Köhler: risco de diversos predadores

Porém, o biólogo também comenta que o pássaro, sem as reflexões e os raciocínios sobre prós e contras que os humanos tendem a fazer, seguiu o instinto e, por alguma razão, concluiu que o local era seguro e protegido. “Talvez pela temperatura, por estar sob folhas, menos suscetível a chuva ou vento, ou até pela praticidade e comodidade de ter a terra próximo, à disposição, sem precisar se deslocar por longa distância, ele optou por construir sua casa ali.” Köhler ressalta que é algo incomum até pelo fato de a espécie ter como tendência reaproveitar o mesmo ninho no ano seguinte.

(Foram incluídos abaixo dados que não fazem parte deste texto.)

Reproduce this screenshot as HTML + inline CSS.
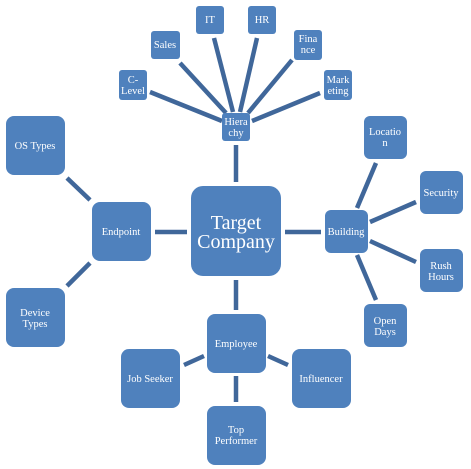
<!DOCTYPE html>
<html><head><meta charset="utf-8"><style>
html,body{margin:0;padding:0;background:#fff;}
svg{display:block;}
text{font-family:"Liberation Serif",serif;fill:#fff;text-anchor:middle;font-size:10.5px;}
</style></head><body>
<svg width="471" height="469" viewBox="0 0 471 469">
<g stroke="#40679a" stroke-width="4.5" fill="none">
<line x1="150" y1="92" x2="222" y2="121"/>
<line x1="180" y1="63" x2="226" y2="113"/>
<line x1="214" y1="38" x2="233" y2="112"/>
<line x1="257" y1="38" x2="240" y2="112"/>
<line x1="292" y1="60" x2="248" y2="113"/>
<line x1="320" y1="93" x2="252" y2="121"/>
<line x1="236" y1="145" x2="236" y2="182"/>
<line x1="155" y1="232" x2="187" y2="232"/>
<line x1="285" y1="232" x2="321" y2="232"/>
<line x1="67" y1="178" x2="90" y2="200"/>
<line x1="67" y1="286" x2="90" y2="263"/>
<line x1="357" y1="208" x2="376" y2="163"/>
<line x1="370" y1="222" x2="416" y2="202"/>
<line x1="370" y1="241" x2="416" y2="262"/>
<line x1="357" y1="255" x2="376" y2="300"/>
<line x1="236" y1="280" x2="236" y2="310"/>
<line x1="184" y1="365" x2="204" y2="356"/>
<line x1="268" y1="356" x2="288" y2="365"/>
<line x1="236" y1="376" x2="236" y2="402"/>
</g>
<g fill="#4f81bd">
<rect x="119" y="70" width="28" height="30" rx="3"/>
<rect x="151" y="31" width="29" height="28" rx="3"/>
<rect x="196" y="6" width="28" height="28" rx="3"/>
<rect x="248" y="6" width="28" height="28" rx="3"/>
<rect x="294" y="30" width="28" height="30" rx="3"/>
<rect x="324" y="70" width="28" height="30" rx="3"/>
<rect x="222" y="113" width="28" height="28" rx="3"/>
<rect x="191" y="186" width="90" height="90" rx="12"/>
<rect x="92" y="202" width="59" height="59" rx="8"/>
<rect x="6" y="116" width="59" height="59" rx="8"/>
<rect x="6" y="288" width="59" height="59" rx="8"/>
<rect x="325" y="210" width="43" height="43" rx="6"/>
<rect x="364" y="116" width="43" height="43" rx="6"/>
<rect x="420" y="171" width="43" height="43" rx="6"/>
<rect x="420" y="249" width="43" height="43" rx="6"/>
<rect x="364" y="304" width="43" height="43" rx="6"/>
<rect x="207" y="314" width="59" height="59" rx="8"/>
<rect x="121" y="349" width="59" height="59" rx="8"/>
<rect x="292" y="349" width="59" height="59" rx="8"/>
<rect x="207" y="406" width="59" height="59" rx="8"/>
</g>
<text x="133" y="83">C-</text><text x="133" y="94">Level</text>
<text x="165" y="48">Sales</text>
<text x="210" y="23">IT</text>
<text x="262" y="23">HR</text>
<text x="308" y="42">Fina</text><text x="308" y="53">nce</text>
<text x="338" y="83">Mark</text><text x="338" y="94">eting</text>
<text x="236" y="125">Hiera</text><text x="236" y="136">chy</text>
<text x="236" y="229" style="font-size:20px">Target</text>
<text x="236" y="248" style="font-size:20px">Company</text>
<text x="121" y="235">Endpoint</text>
<text x="35" y="149">OS Types</text>
<text x="35" y="316">Device</text><text x="35" y="327">Types</text>
<text x="346" y="235">Building</text>
<text x="385" y="135">Locatio</text><text x="385" y="146">n</text>
<text x="441" y="196">Security</text>
<text x="441" y="269">Rush</text><text x="441" y="280">Hours</text>
<text x="385" y="324">Open</text><text x="385" y="335">Days</text>
<text x="236" y="347">Employee</text>
<text x="150" y="382">Job Seeker</text>
<text x="321" y="382">Influencer</text>
<text x="236" y="433">Top</text><text x="236" y="444">Performer</text>
</svg>
</body></html>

“Mas, veja bem, o pássaro não sabe de nada disso, não pensa a respeito. Ele intuiu que ali era bom e seguro. E, depois, também entre os pássaros acontece como entre os humanos. Por vezes, algum inventa algo muito fora do padrão. Esse arriscou fazer a casa no chão”, brinca. “De fato, disso não se pode tirar qualquer conclusão mais ampla, ou querer imaginar mudança de comportamento ou padrão. Que é atípico e incomum, isso é”, salienta. “Algo ali agradou a ele. Agora, será tarefa árdua manter os predadores afastados do ninho por tanto tempo.”